Sounds like a problem for a master technician since it could be coming from several completely different sources... Here's something I've had occasionally over the years (I work out of an old skiff that's had quite a few motors on it...). Your alarm goes off as you're running intermittently (low oil, water temp, whatever...) but the motor checks out just fine... In my case it was just one of the plug in attachments along the wiring harness (particularly the area between the ignition switch and the system check gauge, since I'm running an E-Tec..).

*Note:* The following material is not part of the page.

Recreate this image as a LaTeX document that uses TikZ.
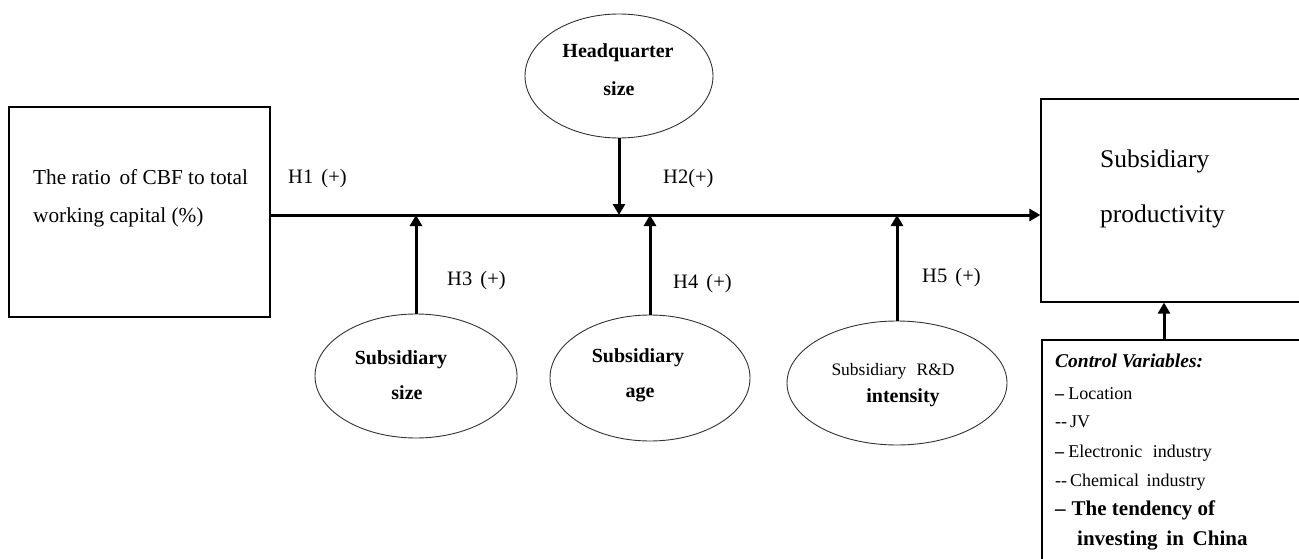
\documentclass[tikz,border=0pt]{standalone}
\usepackage{fontspec}
\setmainfont{Liberation Serif}
\usetikzlibrary{shapes.geometric,arrows.meta}
\begin{document}
\begin{tikzpicture}[x=1pt,y=-1pt,
  box/.style={draw, line width=1.2pt, rectangle, inner sep=0pt},
  oval/.style={draw=black!80, line width=0.9pt, ellipse, inner sep=0pt},
  arr/.style={line width=3pt, -{Triangle[length=11pt,width=12pt]}},
  lbl/.style={inner sep=0pt, text height=0.7em, text depth=0.2em},
  fmain/.style={font=\fontsize{21.3}{25}\selectfont},
  fprod/.style={font=\fontsize{25.5}{30}\selectfont},
  fh/.style={font=\fontsize{20.5}{24}\selectfont},
  fov/.style={font=\fontsize{20}{24}\selectfont\bfseries},
  frd/.style={font=\fontsize{17.5}{21}\selectfont},
  fcv/.style={font=\fontsize{19.5}{23}\selectfont\bfseries\itshape},
  fct/.style={font=\fontsize{18}{22}\selectfont},
  fcb/.style={font=\fontsize{21}{25}\selectfont\bfseries}
]
\clip (0,0) rectangle (1299,559);
\coordinate (mainy) at (0,215);
\coordinate (ctlx) at (1164,0);

% boxes
\node[box, minimum width=261pt, minimum height=210pt] (lbox) at (139.5,212) {};
\node[box, minimum width=280pt, minimum height=203pt] (pbox) at (1181,200.5) {};
\node[box, minimum width=280pt, minimum height=260pt] (cbox) at (1182,470) {};

% ellipses
\node[oval, minimum width=188pt, minimum height=124pt] (hq) at (619,76) {};
\node[oval, minimum width=202pt, minimum height=124pt] (e1) at (416,376) {};
\node[oval, minimum width=200pt, minimum height=126pt] (e2) at (650,378) {};
\node[oval, minimum width=220pt, minimum height=124pt] (e3) at (897,383) {};

% connectors
\draw[arr] (lbox.east |- mainy) -- (pbox.west |- mainy);
\draw[arr] (hq.south) -- (hq.south |- mainy);
\draw[arr] (e1.north) -- (e1.north |- mainy);
\draw[arr] (e2.north) -- (e2.north |- mainy);
\draw[arr] (e3.north) -- (e3.north |- mainy);
\draw[arr] (cbox.north -| ctlx) -- (pbox.south -| ctlx);

% left box text
\node[lbl, fmain, anchor=west] (r1) at (33,182) {The ratio\, of CBF to total};
\node[lbl, fmain, anchor=west] (r2) at (33,220) {working capital (\%)};

% productivity text
\node[lbl, fprod, anchor=west] (p1) at (1100,165) {Subsidiary};
\node[lbl, fprod, anchor=west] (p2) at (1100,220) {productivity};

% ellipse texts
\node[lbl, fov] (hq1) at (618,55) {Headquarter};
\node[lbl, fov] (hq2) at (619,93) {size};
\node[lbl, fov] (e1a) at (401,362) {Subsidiary};
\node[lbl, fov] (e1b) at (407,397) {size};
\node[lbl, fov] (e2a) at (638,360) {Subsidiary};
\node[lbl, fov] (e2b) at (640,395) {age};
\node[lbl, frd] (e3a) at (893,373) {Subsidiary\,\, R\&D};
\node[lbl, fov] (e3b) at (903,400) {intensity};

% hypothesis labels
\node[lbl, fh, anchor=west] (h1) at (288,181) {H1\hspace{0.4em}(+)};
\node[lbl, fh, anchor=west] (h2) at (663,181) {H2(+)};
\node[lbl, fh, anchor=west] (h3) at (447,283) {H3\hspace{0.4em}(+)};
\node[lbl, fh, anchor=west] (h4) at (673,286) {H4\hspace{0.4em}(+)};
\node[lbl, fh, anchor=west] (h5) at (922,280) {H5\hspace{0.4em}(+)};

% control variables
\node[lbl, fcv, anchor=west] (c0) at (1055,365) {Control Variables:};
\node[lbl, fct, anchor=west] (c1) at (1055,397) {\textbf{--}\hspace{4pt}Location};
\node[lbl, fct, anchor=west] (c2) at (1055,425) {-{}-\hspace{3pt}JV};
\node[lbl, fct, anchor=west] (c3) at (1055,455) {\textbf{--}\hspace{4pt}Electronic\,\, industry};
\node[lbl, fct, anchor=west] (c4) at (1055,484) {-{}-\hspace{3pt}Chemical\, industry};
\node[lbl, fcb, anchor=west] (c5) at (1055,513) {--\hspace{6pt}The tendency of};
\node[lbl, fcb, anchor=west] (c6) at (1077,543) {investing\, in\, China};
\end{tikzpicture}
\end{document}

Hope this helps but like I said you need to find a really skilled technician since there's more than one possibility for this kind of trouble... and sometimes that mechanic needs to be on the water with you to see exactly what's happening on your rig while it's being used...

Aren't boats fun?


----------



## GulfCoast (Jul 10, 2012)

lemaymiami said:


> Sounds like a problem for a master technician since it could be coming from several completely different sources... Here's something I've had occasionally over the years (I work out of an old skiff that's had quite a few motors on it...). Your alarm goes off as you're running intermittently (low oil, water temp, whatever...) but the motor checks out just fine... In my case it was just one of the plug in attachments along the wiring harness (particularly the area between the ignition switch and the system check gauge, since I'm running an E-Tec..).
> 
> Hope this helps but like I said you need to find a really skilled technician since there's more than one possibility for this kind of trouble... and sometimes that mechanic needs to be on the water with you to see exactly what's happening on your rig while it's being used...
> 
> Aren't boats fun?


Thank you my friend ! I will post the outcome as soon as I come up with the solution. Thanks again for the reply


----------